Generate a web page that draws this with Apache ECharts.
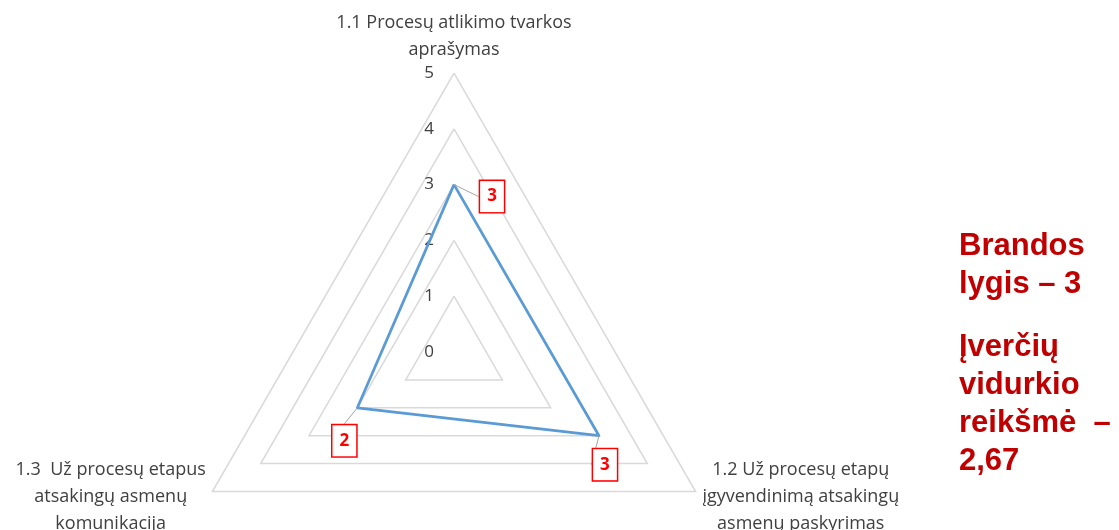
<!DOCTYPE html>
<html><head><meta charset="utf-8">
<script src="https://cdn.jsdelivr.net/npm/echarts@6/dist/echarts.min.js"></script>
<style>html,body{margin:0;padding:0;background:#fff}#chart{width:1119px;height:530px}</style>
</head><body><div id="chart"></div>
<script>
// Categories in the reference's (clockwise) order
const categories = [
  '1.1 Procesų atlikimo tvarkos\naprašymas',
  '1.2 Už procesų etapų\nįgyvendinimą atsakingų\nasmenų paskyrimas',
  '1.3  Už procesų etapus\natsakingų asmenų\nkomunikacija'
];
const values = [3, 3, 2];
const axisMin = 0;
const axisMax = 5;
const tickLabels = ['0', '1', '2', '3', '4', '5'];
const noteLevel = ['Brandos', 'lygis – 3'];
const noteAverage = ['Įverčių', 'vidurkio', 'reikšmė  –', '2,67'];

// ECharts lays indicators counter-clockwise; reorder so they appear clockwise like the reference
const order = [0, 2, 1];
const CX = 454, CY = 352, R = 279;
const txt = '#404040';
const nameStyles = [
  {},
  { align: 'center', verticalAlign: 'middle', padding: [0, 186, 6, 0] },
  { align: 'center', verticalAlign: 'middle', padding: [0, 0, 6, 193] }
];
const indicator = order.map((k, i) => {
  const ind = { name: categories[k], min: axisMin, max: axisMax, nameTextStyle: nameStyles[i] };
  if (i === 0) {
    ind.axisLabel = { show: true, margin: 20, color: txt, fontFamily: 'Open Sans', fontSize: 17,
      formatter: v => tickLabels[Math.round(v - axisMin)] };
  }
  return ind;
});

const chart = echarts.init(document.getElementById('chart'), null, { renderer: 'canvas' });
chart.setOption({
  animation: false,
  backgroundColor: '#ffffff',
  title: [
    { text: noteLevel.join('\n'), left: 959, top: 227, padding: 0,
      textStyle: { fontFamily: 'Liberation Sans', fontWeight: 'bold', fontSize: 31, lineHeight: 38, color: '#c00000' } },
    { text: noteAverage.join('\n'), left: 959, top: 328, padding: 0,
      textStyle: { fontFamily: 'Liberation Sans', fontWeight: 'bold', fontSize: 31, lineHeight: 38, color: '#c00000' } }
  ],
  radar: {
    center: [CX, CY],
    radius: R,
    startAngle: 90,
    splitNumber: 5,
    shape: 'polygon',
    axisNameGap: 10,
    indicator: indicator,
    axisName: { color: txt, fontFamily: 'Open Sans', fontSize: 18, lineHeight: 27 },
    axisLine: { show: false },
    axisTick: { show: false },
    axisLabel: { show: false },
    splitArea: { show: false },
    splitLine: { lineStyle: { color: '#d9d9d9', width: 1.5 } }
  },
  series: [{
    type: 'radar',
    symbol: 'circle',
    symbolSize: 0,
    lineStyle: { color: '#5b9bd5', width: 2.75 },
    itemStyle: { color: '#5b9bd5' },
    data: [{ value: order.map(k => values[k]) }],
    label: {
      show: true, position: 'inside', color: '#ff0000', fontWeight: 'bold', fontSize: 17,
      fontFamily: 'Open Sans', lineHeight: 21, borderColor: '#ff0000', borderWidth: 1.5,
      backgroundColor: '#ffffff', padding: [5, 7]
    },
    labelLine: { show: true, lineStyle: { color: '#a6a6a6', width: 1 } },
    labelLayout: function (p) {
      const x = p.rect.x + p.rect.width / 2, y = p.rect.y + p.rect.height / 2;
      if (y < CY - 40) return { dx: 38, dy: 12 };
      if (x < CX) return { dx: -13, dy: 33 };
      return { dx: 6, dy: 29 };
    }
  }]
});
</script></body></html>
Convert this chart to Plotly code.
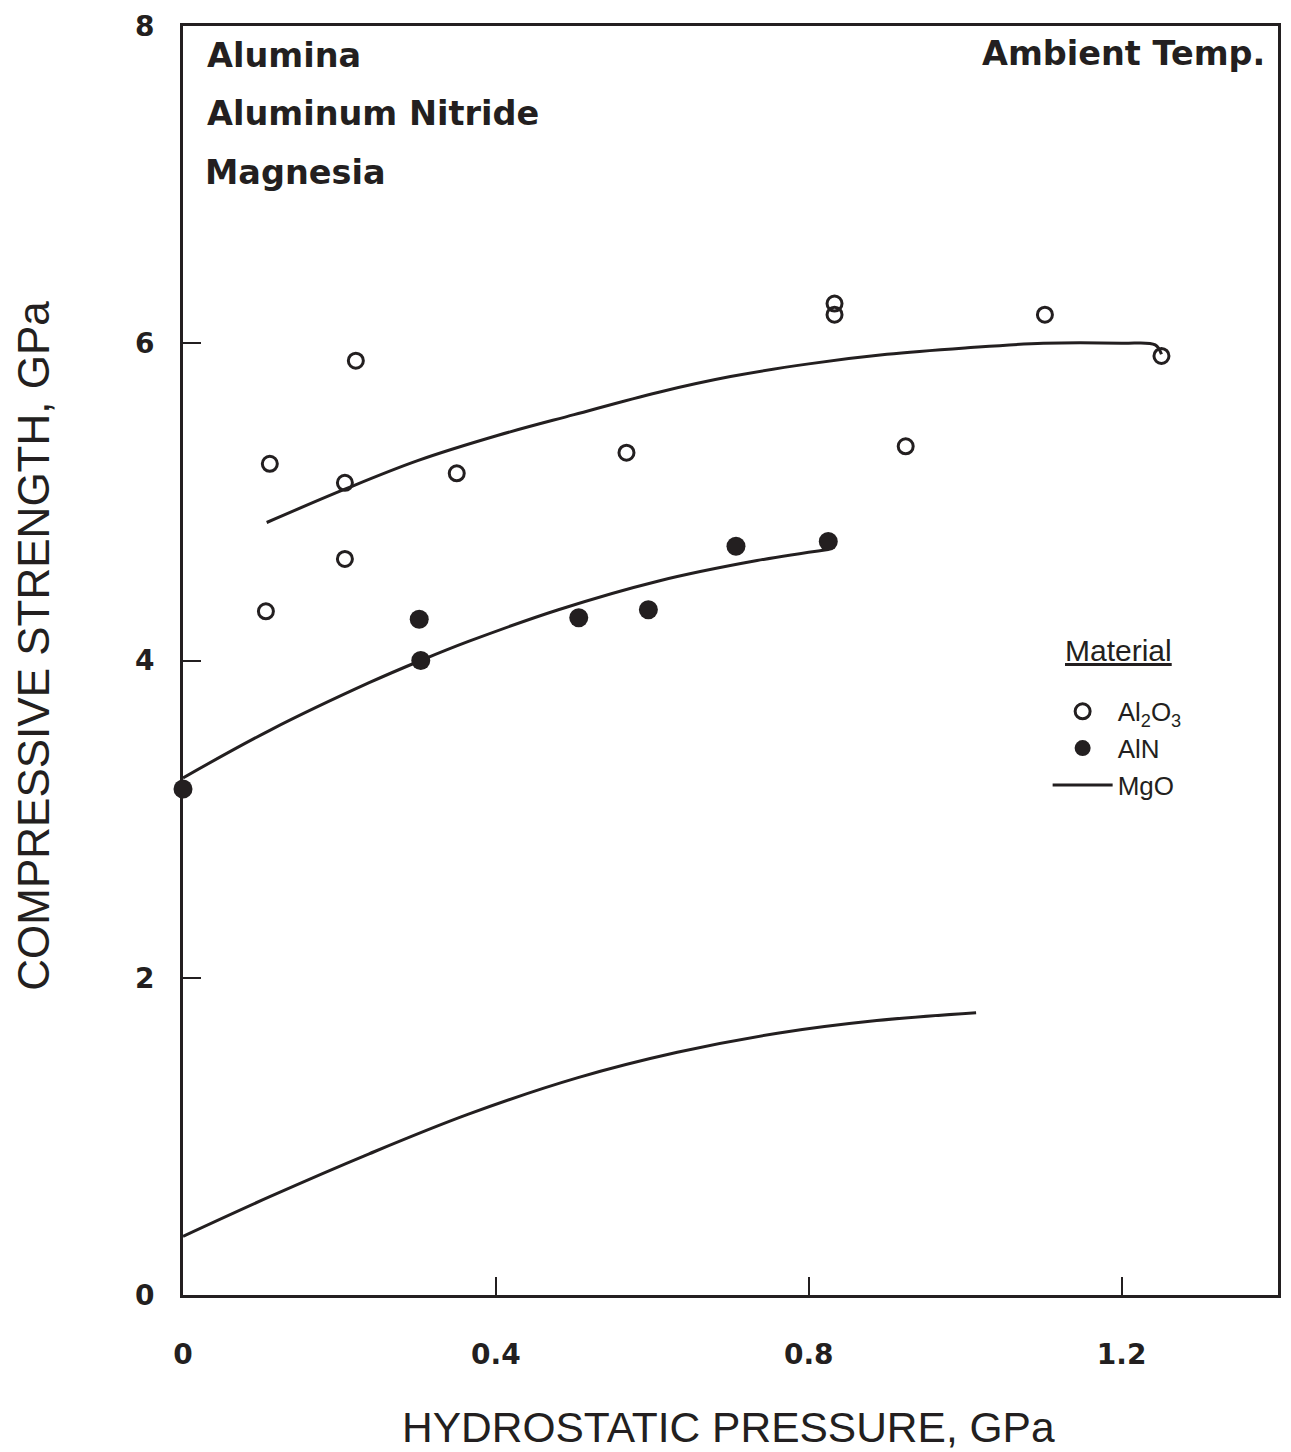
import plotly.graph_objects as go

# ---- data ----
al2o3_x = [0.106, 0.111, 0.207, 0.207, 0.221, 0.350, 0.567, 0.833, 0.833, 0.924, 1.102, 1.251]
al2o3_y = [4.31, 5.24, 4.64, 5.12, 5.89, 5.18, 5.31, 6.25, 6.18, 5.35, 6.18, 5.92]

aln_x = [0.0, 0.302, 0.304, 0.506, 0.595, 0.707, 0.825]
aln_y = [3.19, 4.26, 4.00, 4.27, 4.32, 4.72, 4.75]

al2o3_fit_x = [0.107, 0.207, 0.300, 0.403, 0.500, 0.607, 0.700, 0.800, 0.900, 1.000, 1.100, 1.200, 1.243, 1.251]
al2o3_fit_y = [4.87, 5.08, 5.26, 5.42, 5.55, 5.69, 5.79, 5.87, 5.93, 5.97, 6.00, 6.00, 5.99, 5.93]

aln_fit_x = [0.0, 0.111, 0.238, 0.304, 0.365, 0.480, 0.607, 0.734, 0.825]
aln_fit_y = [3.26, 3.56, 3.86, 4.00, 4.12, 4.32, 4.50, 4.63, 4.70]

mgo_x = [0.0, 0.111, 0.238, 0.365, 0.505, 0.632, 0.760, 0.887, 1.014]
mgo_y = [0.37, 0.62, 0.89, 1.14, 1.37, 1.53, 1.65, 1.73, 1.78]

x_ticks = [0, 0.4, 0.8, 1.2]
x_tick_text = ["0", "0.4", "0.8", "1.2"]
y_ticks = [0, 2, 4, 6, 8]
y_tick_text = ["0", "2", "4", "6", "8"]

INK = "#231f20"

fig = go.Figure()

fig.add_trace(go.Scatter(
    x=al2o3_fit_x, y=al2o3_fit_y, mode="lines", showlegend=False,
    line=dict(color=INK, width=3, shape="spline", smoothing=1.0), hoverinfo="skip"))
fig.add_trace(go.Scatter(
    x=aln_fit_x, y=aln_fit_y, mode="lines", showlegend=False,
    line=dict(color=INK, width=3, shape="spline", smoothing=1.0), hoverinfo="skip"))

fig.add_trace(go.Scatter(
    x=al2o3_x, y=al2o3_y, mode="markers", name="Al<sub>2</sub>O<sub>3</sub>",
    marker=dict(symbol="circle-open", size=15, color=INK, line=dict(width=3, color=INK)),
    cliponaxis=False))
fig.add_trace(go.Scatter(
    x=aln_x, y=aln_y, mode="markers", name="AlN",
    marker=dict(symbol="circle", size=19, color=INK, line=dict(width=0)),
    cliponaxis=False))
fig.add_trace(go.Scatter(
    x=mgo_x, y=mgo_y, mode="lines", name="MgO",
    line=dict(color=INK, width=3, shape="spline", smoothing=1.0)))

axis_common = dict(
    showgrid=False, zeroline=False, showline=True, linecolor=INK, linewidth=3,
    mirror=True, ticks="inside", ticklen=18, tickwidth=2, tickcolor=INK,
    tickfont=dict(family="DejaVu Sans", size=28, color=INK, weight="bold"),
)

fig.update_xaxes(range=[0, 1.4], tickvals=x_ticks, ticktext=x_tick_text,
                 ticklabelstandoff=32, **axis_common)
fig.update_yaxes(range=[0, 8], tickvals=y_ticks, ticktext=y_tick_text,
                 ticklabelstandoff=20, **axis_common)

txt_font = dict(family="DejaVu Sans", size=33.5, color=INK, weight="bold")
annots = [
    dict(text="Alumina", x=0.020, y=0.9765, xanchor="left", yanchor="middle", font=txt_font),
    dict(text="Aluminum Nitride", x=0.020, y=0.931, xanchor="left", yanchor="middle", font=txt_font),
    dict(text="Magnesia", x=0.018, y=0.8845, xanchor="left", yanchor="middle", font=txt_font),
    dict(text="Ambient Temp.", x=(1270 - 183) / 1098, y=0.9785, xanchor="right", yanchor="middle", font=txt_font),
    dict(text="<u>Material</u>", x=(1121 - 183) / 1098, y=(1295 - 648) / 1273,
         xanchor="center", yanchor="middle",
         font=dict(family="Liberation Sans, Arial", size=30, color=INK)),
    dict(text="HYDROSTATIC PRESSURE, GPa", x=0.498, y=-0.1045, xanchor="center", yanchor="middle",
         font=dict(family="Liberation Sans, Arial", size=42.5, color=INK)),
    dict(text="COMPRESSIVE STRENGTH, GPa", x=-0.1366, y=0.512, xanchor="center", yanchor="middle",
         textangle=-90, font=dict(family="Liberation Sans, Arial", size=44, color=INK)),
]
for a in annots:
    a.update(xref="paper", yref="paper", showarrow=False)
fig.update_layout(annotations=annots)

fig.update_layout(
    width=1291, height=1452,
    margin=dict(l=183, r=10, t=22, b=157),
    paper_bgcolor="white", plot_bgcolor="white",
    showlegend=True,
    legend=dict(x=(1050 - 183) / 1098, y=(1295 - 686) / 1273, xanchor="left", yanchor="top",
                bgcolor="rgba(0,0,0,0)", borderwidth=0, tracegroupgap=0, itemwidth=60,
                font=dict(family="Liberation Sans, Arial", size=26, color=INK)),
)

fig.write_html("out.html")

TASK INSTRUCTIONS.
Using the entries above, transcribe every line from the line containing "Convert this chart to Plotly code." through the line containing "6.00, 5.99, 5.93]". Do not copy pictures.

ANSWER TO THIS PROBLEM.
Convert this chart to Plotly code.
import plotly.graph_objects as go

# ---- data ----
al2o3_x = [0.106, 0.111, 0.207, 0.207, 0.221, 0.350, 0.567, 0.833, 0.833, 0.924, 1.102, 1.251]
al2o3_y = [4.31, 5.24, 4.64, 5.12, 5.89, 5.18, 5.31, 6.25, 6.18, 5.35, 6.18, 5.92]

aln_x = [0.0, 0.302, 0.304, 0.506, 0.595, 0.707, 0.825]
aln_y = [3.19, 4.26, 4.00, 4.27, 4.32, 4.72, 4.75]

al2o3_fit_x = [0.107, 0.207, 0.300, 0.403, 0.500, 0.607, 0.700, 0.800, 0.900, 1.000, 1.100, 1.200, 1.243, 1.251]
al2o3_fit_y = [4.87, 5.08, 5.26, 5.42, 5.55, 5.69, 5.79, 5.87, 5.93, 5.97, 6.00, 6.00, 5.99, 5.93]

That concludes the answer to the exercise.